Sarah Frances (Fanny) Trevor oversaw mass expansion at the college
Sarah Frances (Fanny) Trevor oversaw mass expansion at the college

Two historic women connected to Chichester University have been honoured with entries in the Oxford Dictionary of National Biography.

Sarah Frances (Fanny) Trevor (1818-1904) and Dr Dorothy May Meads (1891-1958) are being recognised for making a difference to the progression of women in education.

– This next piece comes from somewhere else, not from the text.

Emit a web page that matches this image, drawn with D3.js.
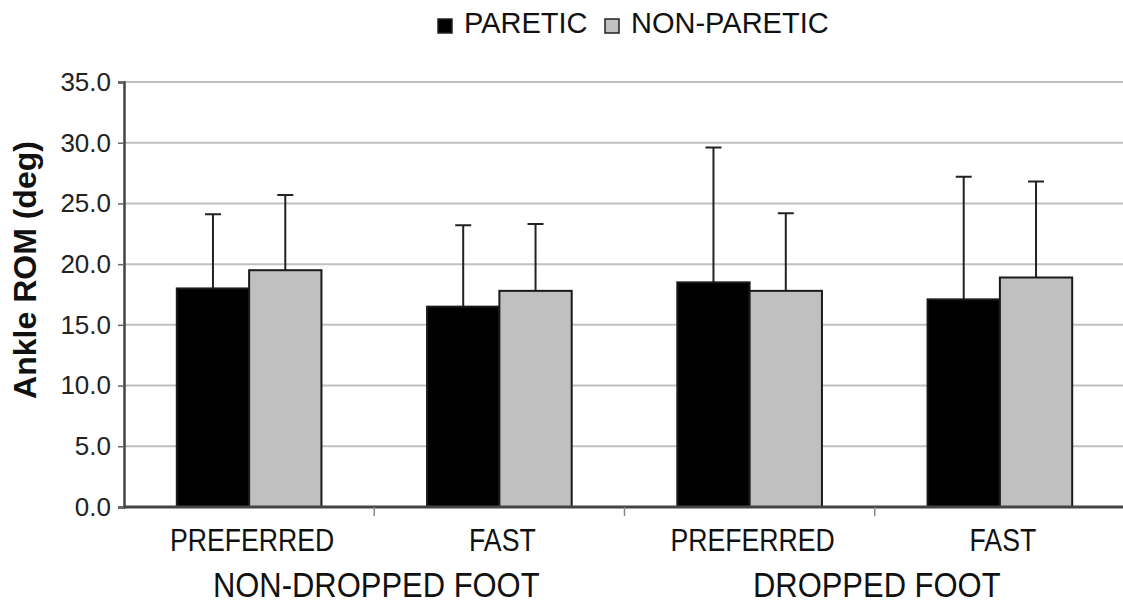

Dr Dorothy May Meads was a pioneer in championing the autonomy of students and teacher training reforms

Dr Dorothy May Meads was a pioneer in championing the autonomy of students and teacher training reforms

Fanny Trevor and Dr Mead were both principals of Bishop Otter College, now the University of Chichester, at different times in the institution’s history. Both also played vital roles in its development over the years.

Fanny Trevor was appointed ‘lady principal’ of Bishop Otter College in 1872 and supported the construction of a new wing, incorporating a library, classrooms and dormitories.

She represented the college in dealings with government and was even invited to give evidence at the 1886 Royal Commission on the working of the Elementary Education Acts.

After completing her doctorate from King’s College London in 1936, Dr Meads was appointed principal of Bishop Otter College, where she quickly established new advanced courses in craft work, gardening and physical education and oversaw the building of a new gymnasium.

The war and illness cut short many of Dr Meads’ plans for Bishop Otter College, but she was a pioneer in championing the autonomy of students and teacher training reforms.

Vice-Chancellor of the University of Chichester Jane Longmore said: “We are delighted that two such influential women have been recognised with entries in the dictionary.”